-- START --

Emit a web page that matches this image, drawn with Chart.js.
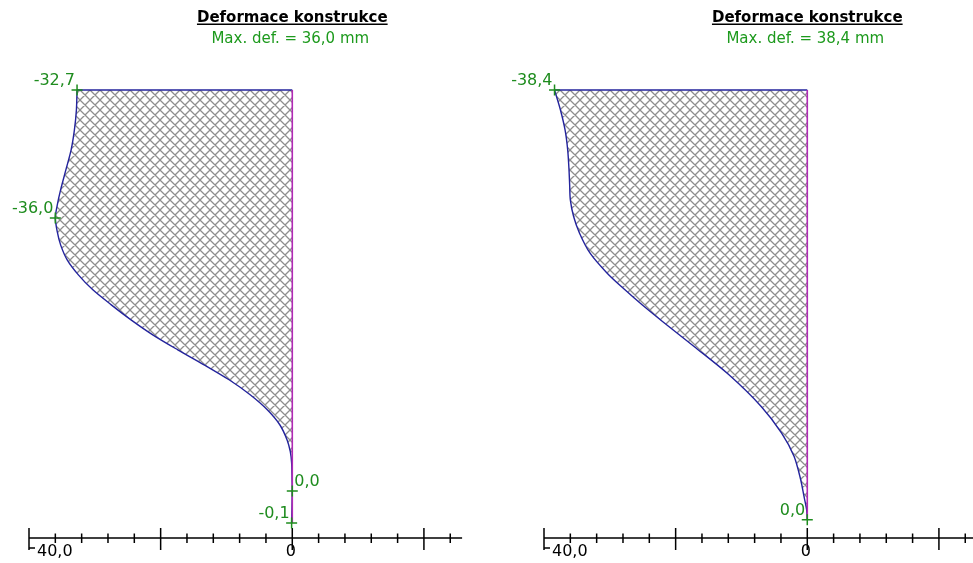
<!DOCTYPE html>
<html>
<head>
<meta charset="utf-8">
<script src="https://cdn.jsdelivr.net/npm/chart.js@4.4.1/dist/chart.umd.min.js"></script>
<style>
  html, body { margin: 0; padding: 0; background: #fff; overflow: hidden; width: 973px; height: 563px; }
  canvas { position: absolute; top: 0; }
  #left { left: 0; }
  #right { left: 500px; }
</style>
</head>
<body>
<canvas id="left" width="486" height="563"></canvas>
<canvas id="right" width="490" height="563"></canvas>
<script>
// Wall deformation along depth [m] -> horizontal deflection [mm]
const leftDepth = [0, 0.6, 1.2, 1.8, 2.4, 3.0, 3.45, 3.84, 4.26, 4.65, 5.1, 5.55, 6.0, 6.45, 6.9, 7.35, 7.8, 8.25, 8.7, 9.15, 9.6, 10.05, 10.5, 10.86, 11.2, 11.7, 12.04, 13.0];
const leftDef   = [-32.7, -32.8, -33.1, -33.6, -34.4, -35.2, -35.7, -36.0, -35.7, -35.2, -34.2, -32.5, -30.3, -27.5, -24.5, -21.2, -17.4, -13.4, -9.6, -6.4, -3.8, -1.9, -0.8, -0.3, -0.1, -0.03, 0.0, -0.1];
const leftMarks = [0, 7, 26, 27];
const leftMarkSide = ['ul', 'ul', 'ur', 'ul'];

const rightDepth = [0, 0.6, 1.2, 1.8, 2.4, 2.85, 3.3, 3.8, 4.3, 4.9, 5.5, 6.0, 6.45, 6.95, 7.7, 8.55, 9.5, 10.3, 11.0, 11.7, 12.2, 12.6, 12.9];
const rightDef   = [-38.4, -37.5, -36.8, -36.4, -36.2, -36.1, -36.0, -35.5, -34.6, -33.0, -30.4, -27.7, -25.1, -22.0, -17.2, -11.9, -7.0, -3.9, -2.0, -1.0, -0.5, -0.1, 0.0];
const rightMarks = [0, 22];
const rightMarkSide = ['ul', 'ul'];

// Deflection axis
const axisTicks = [-40, -36, -32, -28, -24, -20, -16, -12, -8, -4, 0, 4, 8, 12, 16, 20, 24];
const majorTicks = [-40, -20, 0, 20];
const axisEnd = 25.8;
const tickLabelValues = [-40, 0];
const tickLabels = ['40,0', '0'];

const TITLE = 'Deformace konstrukce';
const FONT = '"DejaVu Sans", Verdana, sans-serif';
const BLUE = '#23239c';
const MAGENTA = '#b02ab4';
const GREEN = '#1e8c1e';
const SUB_GREEN = '#1d9a1d';

function fmt(v) {
  let s = v.toFixed(1);
  if (s === '-0.0') s = '0.0';
  return s.replace('.', ',');
}

function hatchPattern(ctx) {
  const tile = document.createElement('canvas');
  tile.width = 10; tile.height = 10;
  const g = tile.getContext('2d');
  g.strokeStyle = '#8e8e8e';
  g.lineWidth = 1.3;
  g.beginPath();
  for (const o of [-10, 0, 10]) {
    g.moveTo(o - 1, -1); g.lineTo(o + 11, 11);
    g.moveTo(o - 1, 11); g.lineTo(o + 11, -1);
  }
  g.stroke();
  return ctx.createPattern(tile, 'repeat');
}

const deformPlugin = {
  id: 'deform',
  afterDatasetsDraw(chart, args, o) {
    const { ctx, chartArea } = chart;
    const xs = chart.scales.x, ys = chart.scales.y;
    const x0 = xs.getPixelForValue(0);
    ctx.save();

    // heading
    ctx.textBaseline = 'alphabetic';
    ctx.textAlign = 'center';
    ctx.font = 'bold 15px ' + FONT;
    ctx.fillStyle = '#000';
    ctx.fillText(TITLE, x0, 22);
    const tw = ctx.measureText(TITLE).width;
    ctx.fillRect(x0 - tw / 2, 23.5, tw, 1.5);
    ctx.font = '15px ' + FONT;
    ctx.fillStyle = SUB_GREEN;
    const maxDef = Math.max(...o.def.map(Math.abs));
    ctx.fillText('Max. def. = ' + fmt(maxDef) + ' mm', x0 - 2, 43);

    // deflection axis
    const ay = chartArea.bottom;
    ctx.strokeStyle = '#000';
    ctx.lineWidth = 1.5;
    ctx.beginPath();
    ctx.moveTo(xs.getPixelForValue(axisTicks[0]), ay);
    ctx.lineTo(xs.getPixelForValue(axisEnd), ay);
    for (const t of axisTicks) {
      const px = xs.getPixelForValue(t);
      if (majorTicks.includes(t)) {
        ctx.moveTo(px, ay - 10); ctx.lineTo(px, ay + 12);
      } else {
        ctx.moveTo(px, ay - 4.5); ctx.lineTo(px, ay + 5);
      }
    }
    const xStart = xs.getPixelForValue(axisTicks[0]);
    ctx.moveTo(xStart, ay + 10); ctx.lineTo(xStart + 6, ay + 10);
    ctx.stroke();

    ctx.font = '16px ' + FONT;
    ctx.fillStyle = '#000';
    tickLabelValues.forEach((v, i) => {
      const px = xs.getPixelForValue(v);
      if (i === 0) {
        ctx.textAlign = 'left';
        ctx.fillText(tickLabels[i], px + 8, ay + 18);
      } else {
        ctx.textAlign = 'center';
        ctx.fillText(tickLabels[i], px - 1.5, ay + 18);
      }
    });

    // value markers
    ctx.strokeStyle = GREEN;
    ctx.fillStyle = GREEN;
    ctx.lineWidth = 1.5;
    o.marks.forEach((idx, k) => {
      const px = xs.getPixelForValue(o.def[idx]);
      const py = ys.getPixelForValue(o.depth[idx]);
      ctx.beginPath();
      ctx.moveTo(px - 5.5, py); ctx.lineTo(px + 5.5, py);
      ctx.moveTo(px, py - 5.5); ctx.lineTo(px, py + 5.5);
      ctx.stroke();
      const side = o.side[k];
      ctx.textAlign = side === 'ur' ? 'left' : 'right';
      ctx.fillText(fmt(o.def[idx]), side === 'ur' ? px + 2 : px - 2, py - 5);
    });

    ctx.restore();
  }
};

function makeChart(id, depth, def, marks, side, padLeft, padRight) {
  const canvas = document.getElementById(id);
  const ctx = canvas.getContext('2d');
  const curve = depth.map((d, i) => ({ x: def[i], y: d }));
  const last = depth[depth.length - 1];
  const shape = curve.concat([{ x: 0, y: last }, { x: 0, y: 0 }]);
  const common = { showLine: true, pointRadius: 0, pointHoverRadius: 0, clip: false };

  return new Chart(ctx, {
    type: 'scatter',
    data: {
      datasets: [
        Object.assign({ data: [{ x: 0, y: 0 }, { x: 0, y: last }], borderColor: MAGENTA, borderWidth: 1.6, tension: 0, fill: false }, common),
        Object.assign({ data: curve, borderColor: BLUE, borderWidth: 1.4, tension: 0.3, fill: false }, common),
        Object.assign({ data: [{ x: 0, y: 0 }, { x: def[0], y: 0 }], borderColor: BLUE, borderWidth: 1.5, tension: 0, fill: false }, common),
        Object.assign({ data: shape, borderWidth: 0, borderColor: 'rgba(0,0,0,0)', backgroundColor: hatchPattern(ctx), tension: 0, fill: 'shape' }, common)
      ]
    },
    options: {
      responsive: false,
      animation: false,
      events: [],
      layout: { padding: { left: padLeft, right: padRight, top: 60, bottom: 25 } },
      scales: {
        x: { type: 'linear', min: -40, max: 27, display: false },
        y: { type: 'linear', reverse: true, min: -0.9, max: 13.45, display: false }
      },
      plugins: {
        legend: { display: false },
        tooltip: { enabled: false },
        title: { display: false },
        deform: { depth, def, marks, side }
      }
    },
    plugins: [deformPlugin]
  });
}

makeChart('left', leftDepth, leftDef, leftMarks, leftMarkSide, 29, 16);
makeChart('right', rightDepth, rightDef, rightMarks, rightMarkSide, 44, 5);
</script>
</body>
</html>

-- END --

▶ Set task:
Write out exactly the opening lines of the data, stopping after the line that holds "const tickLabels = ['40,0', '0'];". Exclude pictures.

▶ Solution:
Emit a web page that matches this image, drawn with Chart.js.
<!DOCTYPE html>
<html>
<head>
<meta charset="utf-8">
<script src="https://cdn.jsdelivr.net/npm/chart.js@4.4.1/dist/chart.umd.min.js"></script>
<style>
  html, body { margin: 0; padding: 0; background: #fff; overflow: hidden; width: 973px; height: 563px; }
  canvas { position: absolute; top: 0; }
  #left { left: 0; }
  #right { left: 500px; }
</style>
</head>
<body>
<canvas id="left" width="486" height="563"></canvas>
<canvas id="right" width="490" height="563"></canvas>
<script>
// Wall deformation along depth [m] -> horizontal deflection [mm]
const leftDepth = [0, 0.6, 1.2, 1.8, 2.4, 3.0, 3.45, 3.84, 4.26, 4.65, 5.1, 5.55, 6.0, 6.45, 6.9, 7.35, 7.8, 8.25, 8.7, 9.15, 9.6, 10.05, 10.5, 10.86, 11.2, 11.7, 12.04, 13.0];
const leftDef   = [-32.7, -32.8, -33.1, -33.6, -34.4, -35.2, -35.7, -36.0, -35.7, -35.2, -34.2, -32.5, -30.3, -27.5, -24.5, -21.2, -17.4, -13.4, -9.6, -6.4, -3.8, -1.9, -0.8, -0.3, -0.1, -0.03, 0.0, -0.1];
const leftMarks = [0, 7, 26, 27];
const leftMarkSide = ['ul', 'ul', 'ur', 'ul'];

const rightDepth = [0, 0.6, 1.2, 1.8, 2.4, 2.85, 3.3, 3.8, 4.3, 4.9, 5.5, 6.0, 6.45, 6.95, 7.7, 8.55, 9.5, 10.3, 11.0, 11.7, 12.2, 12.6, 12.9];
const rightDef   = [-38.4, -37.5, -36.8, -36.4, -36.2, -36.1, -36.0, -35.5, -34.6, -33.0, -30.4, -27.7, -25.1, -22.0, -17.2, -11.9, -7.0, -3.9, -2.0, -1.0, -0.5, -0.1, 0.0];
const rightMarks = [0, 22];
const rightMarkSide = ['ul', 'ul'];

// Deflection axis
const axisTicks = [-40, -36, -32, -28, -24, -20, -16, -12, -8, -4, 0, 4, 8, 12, 16, 20, 24];
const majorTicks = [-40, -20, 0, 20];
const axisEnd = 25.8;
const tickLabelValues = [-40, 0];
const tickLabels = ['40,0', '0'];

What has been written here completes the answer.